Dithering, Bit Depth, and Streaming Video

  • One view: modern 10–12‑bit codecs plus perceptual quantization mostly supersede dithering; lossy compression is “anti‑dither” because encoding the noise costs bits.
  • Others report visible banding in streamed video and argue player‑side dithering on decode (from higher‑bit internal representation) would still help.
  • There’s debate whether bandwidth that can carry dithering noise wouldn’t be better spent on more actual color precision instead.

Algorithms: Atkinson vs Floyd–Steinberg and Variants

  • Floyd–Steinberg is often judged crisper and less blown‑out; Atkinson gives higher contrast but can lose detail and appear overexposed on modern displays.
  • Some prefer Atkinson at very low resolutions or on blurrier CRT‑style displays.
  • Atkinson’s kernel is simpler (bit shifts, less math) and historically attractive for slow CPUs.
  • Serpentine scanning and more symmetric kernels can reduce directional artifacts; there’s active research and libraries with many variants.

Color Space and Implementation Pitfalls

  • Several comments stress: doing error diffusion directly in sRGB/encoded space is wrong; linearizing first (at least for blending/diffusion) avoids brightness shifts.
  • Conflicting claims: some insist linear space is essential; others note that non‑linear spaces can look better under low bit depth and avoid extra banding.
  • For color dithering, mixing may need linear RGB, while palette search benefits from perceptual color spaces.
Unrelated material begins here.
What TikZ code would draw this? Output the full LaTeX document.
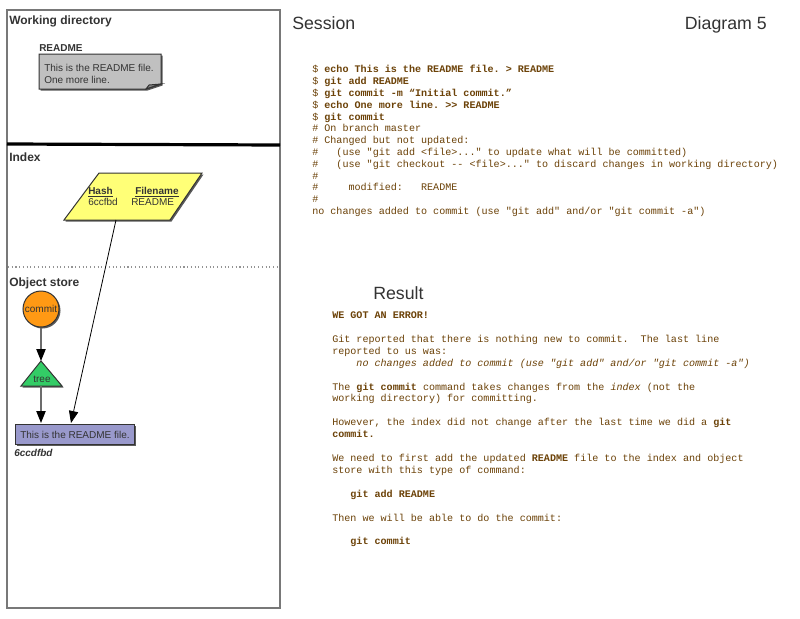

Aesthetic and Creative Uses

  • Dithering is highlighted as a strong aesthetic choice in web design, retro‑style games, and pixel art; stability under camera movement is a special challenge in 3D.
  • Scaling dithered images can create moiré artifacts; some suggest client‑side filtering of grayscale sources as a better approach.

Analogies and Theory

  • One commenter proposes adapting dithering ideas to voting systems to improve proportional representation.
  • Links to deep technical resources (theses, long-form guides, implementations) are shared for further study.